Not worth pitting. But I repeatedly have problem in the automated call-center systems (which of course now make it very hard for you to talk directly to an operator without going through a bunch of number-prompts and, more recently, voice prompts.).
I will leave for another rant the joy of entering all the demanded information, finally being passed to a live agent, and then being asked the same questions again by the agent.
But am I the only one who can’t get the GD system to recognize my 100% fluent, unaccented English? Five minutes of going through the prompts with repeated machine-spoken versions of “I’m sorry, I didn’t get that. Could you repeat your reservation number?” or “Okay. I think you said your destination was Baku, Azerbaijan. Is that right?” usually leaves me drawing stares from onlookers in the airline lounge as I shout “NO!” into the phone.

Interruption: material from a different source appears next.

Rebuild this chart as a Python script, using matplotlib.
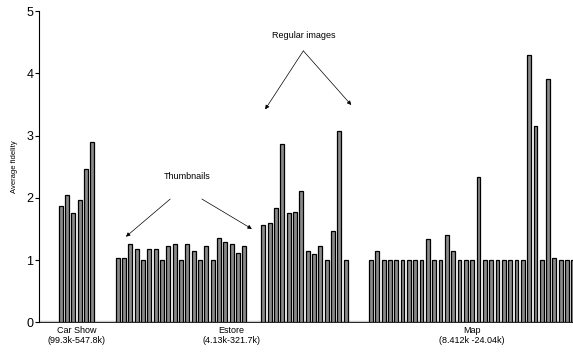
import numpy as np
import matplotlib
matplotlib.use('Agg')
import matplotlib.pyplot as plt

# average fidelity per image
car_show = [1.86, 2.05, 1.76, 1.97, 2.47, 2.90]
estore_thumbs = [1.04, 1.04, 1.25, 1.18, 1.0, 1.18, 1.18, 1.0, 1.22, 1.25, 1.0,
                 1.25, 1.15, 1.0, 1.22, 1.0, 1.36, 1.29, 1.25, 1.11, 1.22]
estore_regular = [1.56, 1.59, 1.84, 2.86, 1.76, 1.77, 2.11, 1.15, 1.09, 1.23,
                  1.0, 1.46, 3.08, 1.0]
map_images = [1.0, 1.15, 1.0, 1.0, 1.0, 1.0, 1.0, 1.0, 1.0, 1.33, 1.0, 1.0, 1.40,
              1.15, 1.0, 1.0, 1.0, 2.33, 1.0, 1.0, 1.0, 1.0, 1.0, 1.0, 1.0, 4.30,
              3.15, 1.0, 3.90, 1.04, 1.0, 1.0, 1.0]
group_labels = ["Car Show\n(99.3k-547.8k)", "Estore\n(4.13k-321.7k)",
                "Map\n(8.412k -24.04k)"]

narrow = ['Liberation Sans Narrow', 'Liberation Sans', 'DejaVu Sans']
plt.rcParams['font.family'] = ['Liberation Sans', 'DejaVu Sans']

# lay the groups out with empty slots between them
gaps = [0, 3, 2, 3]
series = [car_show, estore_thumbs, estore_regular, map_images]
xs, ys = [], []
pos = 0
starts = []
for gap, s in zip(gaps, series):
    pos += gap
    starts.append(pos)
    xs.extend(range(pos, pos + len(s)))
    ys.extend(s)
    pos += len(s)
xs = np.array(xs)

fig = plt.figure(figsize=(5.73, 3.53), dpi=100)
ax = fig.add_axes([39 / 573, 30.7 / 353, 1 - 39 / 573, 311.3 / 353])

ax.axhline(0, color='#c8c8c8', lw=2.5, zorder=1)
ax.bar(xs, ys, width=0.62, color='#8a8a8a', edgecolor='black', linewidth=0.9,
       zorder=2)

ax.set_xlim(-3.43, 80.93)
ax.set_ylim(0, 5)
ax.set_yticks([0, 1, 2, 3, 4, 5])
ax.tick_params(axis='y', length=3, width=0.8, labelsize=9, pad=1)

centers = [starts[0] + (len(car_show) - 1) / 2,
           (starts[1] + starts[2] + len(estore_regular) - 1) / 2,
           starts[3] + (len(map_images) - 1) / 2]
ax.set_xticks(centers)
ax.set_xticklabels(group_labels, fontsize=6.5, family=narrow, linespacing=1.1)
ax.tick_params(axis='x', length=0, pad=3)

for side in ['top', 'right']:
    ax.spines[side].set_visible(False)
ax.spines['bottom'].set_linewidth(0.6)
ax.spines['left'].set_linewidth(0.8)

ax.set_ylabel('Average fidelity', fontsize=5.5, family=narrow, labelpad=6)

arrow = dict(arrowstyle='-|>', color='black', lw=0.5, mutation_scale=6,
             shrinkA=0, shrinkB=0)
ax.text(19.95, 2.34, 'Thumbnails', ha='center', va='center', fontsize=6.5,
        family=narrow)
ax.annotate('', xy=(10.3, 1.375), xytext=(17.3, 1.98), arrowprops=arrow)
ax.annotate('', xy=(30.2, 1.50), xytext=(22.3, 1.98), arrowprops=arrow)

ax.text(38.44, 4.61, 'Regular images', ha='center', va='center', fontsize=6.5,
        family=narrow)
ax.annotate('', xy=(32.3, 3.42), xytext=(38.33, 4.36), arrowprops=arrow)
ax.annotate('', xy=(45.9, 3.49), xytext=(38.33, 4.36), arrowprops=arrow)

fig.savefig('out.png', dpi=100)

How in the world do people with strong regional accents, let alone immigrants, deal with these things?
I have problems with voice recognition systems. I found that even if they don’t say they take tone input they often do. Listen to the choices and start counting. Press the number your choice was at. When you can’t work the system correctly, mess up spectacularly. This gets you a person.
If you babble nonsensical junk, 99% of these satanic things will kick you to a real person after three attempts. It’s awesome and also fun to do.
MACHINE: Please enter…
SOUL BROTHER: A-DA-BA-BIGGLE-BOO!
MACHINE: I didn’t quite catch that. Let’s try…
SOUL BROTHER: BORGLE! A-BORGLEY-BUGGA!
MACHINE: Do you want to…
SOUL BROTHER: HIBBLEY-WIBBLEY-WOOOOOO!
MACHINE: OK. Let me transfer you to a representative.
SOUL BROTHER: slaps himself five
Just the other day, though, I did this and the machine wouldn’t bite. Hung up on me instead. I must admit I laughed hard. Wish I could remember what company it was.
I usually have excellent luck with these systems, although the ones I use most frequently are Amtrak and Google’s 800-GOOG411. Both understand my accent perfectly. But being a computer geek probably means that they were programmed by people who speak like I do.